Founded in 1958, Florida Trend is the longest running statewide business-to-business magazine in the nation.

The monthly business magazine has an active verified circulation of 53,762. According to Circulation Verification Council readership survey data, the magazine has a certified pass-along audience of over 292,000 monthly readers and 81% of readers are executives, managers, owners or professionals. The audience is affluent, with an average household income of $349,000 and an average household net worth of $2.6 million.

Florida Trend is a member of the Circulation Verification Council.

==Article content==
In addition to news coverage, editorial assessment and environmental trends, Florida Trend offers statewide rankings and statistical information: these include the annual Economic Outlook, offering insights into Florida's population by age, income, projected population and growth-related statistics; Florida's 350 Biggest Companies, which ranks Florida's top public and private companies by revenue; and Best Companies To Work For, ranked by the results of a voluntary and anonymous survey — administered through an independent, third-party data and analytics firm — to employees of small, medium and large organizations.

Along with the 12 monthly issues, Florida Trend produces several specialty annuals publications, including Florida 500, which highlights influential business leaders across major industries; Business Florida, a recruitment guide focusing on Florida's economic development interests and Florida Small Business, a resource for entrepreneurs, developed in coordination with the Florida Small Business Development Network and the Florida Division of Corporations. Additionally, the company publishes NEXT, a special magazine and website focused on postsecondary education options.

==Digital content==
FloridaTrend.com garners over 100,000 unique visitors each month.
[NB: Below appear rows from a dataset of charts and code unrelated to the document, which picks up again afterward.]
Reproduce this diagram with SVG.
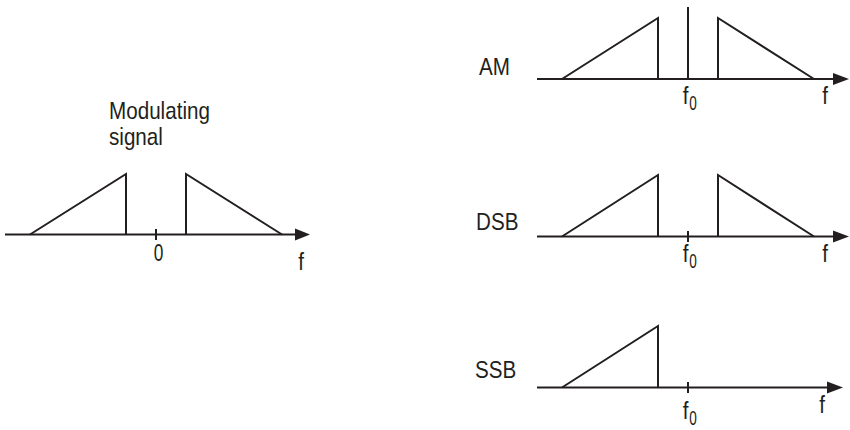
<svg xmlns="http://www.w3.org/2000/svg" width="850" height="430" viewBox="0 0 850 430">
<style>
.ln{fill:none;stroke:#231f20;stroke-width:2;stroke-linejoin:miter}
.ah{fill:#231f20;stroke:none}
.t{font-family:"Liberation Sans",Arial,sans-serif;font-size:24px;fill:#231f20}
.s{font-family:"Liberation Sans",Arial,sans-serif;font-size:20px;fill:#231f20}
.z{font-family:"Liberation Sans",Arial,sans-serif;font-size:24px;fill:#231f20}
</style>
<rect width="850" height="430" fill="#fff"/>
<g id="modulating">
<text class="t" transform="translate(109,119) scale(0.86,1)">Modulating</text>
<text class="t" transform="translate(109,145) scale(0.86,1)">signal</text>
<line class="ln" x1="5" y1="234.5" x2="297" y2="234.5"/>
<polygon class="ah" points="295,228.5 310,234.5 295,240.5"/>
<path class="ln" d="M30,234.5 L126,174 L126,234.5"/>
<path class="ln" d="M186,234.5 L186,174 L282,234.5"/>
<line class="ln" x1="156" y1="229" x2="156" y2="240"/>
<text class="z" transform="translate(158.5,261) scale(0.72,1)" text-anchor="middle">0</text>
<text class="t" transform="translate(301,270) scale(0.86,1)" text-anchor="middle">f</text>
</g>
<g id="am">
<text class="t" transform="translate(479,75) scale(0.86,1)">AM</text>
<line class="ln" x1="537" y1="79" x2="835" y2="79"/>
<polygon class="ah" points="833,73 849,79 833,85"/>
<path class="ln" d="M562,79 L658,18 L658,79"/>
<line class="ln" x1="688" y1="7" x2="688" y2="79"/>
<path class="ln" d="M718,79 L718,18 L814,79"/>
<text class="t" transform="translate(685.5,104) scale(0.86,1)" text-anchor="middle">f</text>
<text class="s" transform="translate(693,110) scale(0.68,1)" text-anchor="middle">0</text>
<text class="t" transform="translate(825,104) scale(0.86,1)" text-anchor="middle">f</text>
</g>
<g id="dsb">
<text class="t" transform="translate(476,230) scale(0.86,1)">DSB</text>
<line class="ln" x1="537" y1="236.5" x2="835" y2="236.5"/>
<polygon class="ah" points="833,230.5 849,236.5 833,242.5"/>
<path class="ln" d="M562,236.5 L658,175 L658,236.5"/>
<path class="ln" d="M718,236.5 L718,175 L814,236.5"/>
<line class="ln" x1="688" y1="231" x2="688" y2="242"/>
<text class="t" transform="translate(685.5,262) scale(0.86,1)" text-anchor="middle">f</text>
<text class="s" transform="translate(693,268) scale(0.68,1)" text-anchor="middle">0</text>
<text class="t" transform="translate(825,262) scale(0.86,1)" text-anchor="middle">f</text>
</g>
<g id="ssb">
<text class="t" transform="translate(475,378) scale(0.86,1)">SSB</text>
<line class="ln" x1="537" y1="387.5" x2="829" y2="387.5"/>
<polygon class="ah" points="827,381.5 843,387.5 827,393.5"/>
<path class="ln" d="M562,387.5 L658,326 L658,387.5"/>
<line class="ln" x1="688" y1="382" x2="688" y2="393"/>
<text class="t" transform="translate(685.5,419) scale(0.86,1)" text-anchor="middle">f</text>
<text class="s" transform="translate(693,425) scale(0.68,1)" text-anchor="middle">0</text>
<text class="t" transform="translate(822,413) scale(0.86,1)" text-anchor="middle">f</text>
</g>
</svg>
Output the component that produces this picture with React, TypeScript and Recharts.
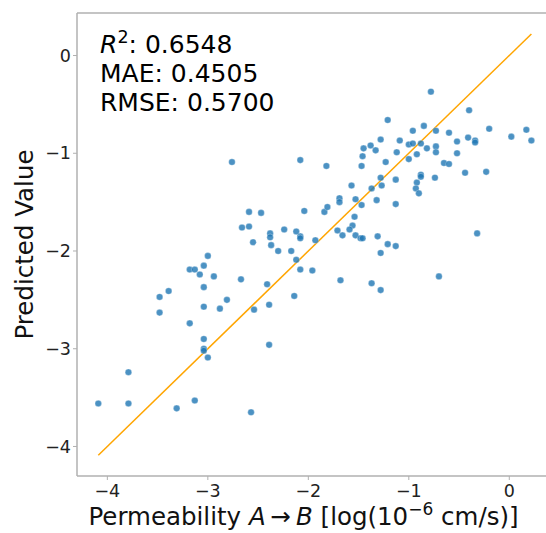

Its daily business eNews alerts and weekly industry targeted eNewsletters are delivered to over 93,000 opt-in e-news subscribers.  Each month, Florida Trend delivers nearly 2 million eNews alerts to its digital opt-in subscriber audience.

==Awards==
Florida Trend has been honored to receive regional and national awards annually, including excellence in industry awards from the Society of Professional Journalists, the American Society of Business Publication Editors, and the Alliance of Area Business Publications.

==Operations and headquarters==
Florida Trend is based in St. Petersburg, Florida, and has satellite news and advertising offices in other cities around Florida. Florida Trend is owned by Times Holding Company, which is also the parent of the Tampa Bay Times, Florida's largest newspaper. The Times is, in turn, owned by the Poynter Institute, a school for journalists founded by Nelson Poynter.